Achieving a first in law sounds like an overwhelming challenge and some may feel that getting over the 70% bar in an exam is just too difficult. After achieving a range of grades throughout university, this blog seeks to demystify the process of gaining a first-class law degree.
It is important to note that although achieving a top mark is not impossible, it is no easy task. It will require dedication, hard work and a sincere willingness to improve. If you really want to achieve a first, you must take steps to shift the quality of your work into that high bracket. Below is an outline of how you should approach this goal.
First, craft a revision plan early on and ensure that all topics are covered well before your summative assessments. This will give you time to revise subjects and, crucially, practice past papers.
Attempting past papers under exam conditions is a massive help. You are effectively giving yourself the chance to answer questions that are not too different from the real thing. The second part of this particular recipe for success is to submit these attempts to tutors for feedback.

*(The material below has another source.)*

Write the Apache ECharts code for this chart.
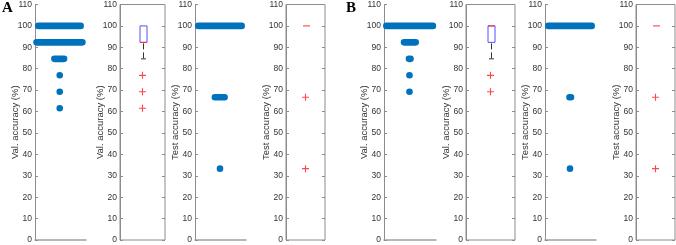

Not all tutors will offer such practice opportunities. If this is the case, consider self-marking using any available mark schemes. However, if you can, take advantage of this beneficial opportunity. It will be your tutors who will mark your summative assessments (before moderation), so getting feedback from them is essential. Further, your tutors may provide tailored advice on how you can hit (or surpass) that 70% mark. For example, if you find that you are hovering in the 2:1 bracket, you may be advised on how to develop your work so as to achieve a first.
Moreover, look beyond powerpoint presentations and lecture notes by seeking judicial commentary and scope for reform. Students who go beyond simply answering a question to actively engage with the law by taking the above (and more) steps will please the markers and show them that they not only know what they are talking about, but also that they have taken the time to research around the topic and present sophisticated arguments.
Similarly, instead of merely reading the recommended pages or chapters, speak to tutors about developments in the relevant area. For example, on the subject of Article 267 (preliminary rulings) in EU law, Wightman is a recent development concerning matters surrounding the principle of harmony between the EU courts and member states. Why not make a concise, relevant remark in this regard? It can only help!
There is only so much advice one can offer. The rest is down to you. Work hard, seek feedback and act on it. Practice as many past papers as possible to give yourself the best chance, and know that whatever stage you are at and whichever grade boundary you find yourself in, you are capable of excelling and getting a mark of 70% or higher.
Ultimately, achieving a first-class law degree is an exceptional achievement, but if you strive for excellence, you can do it!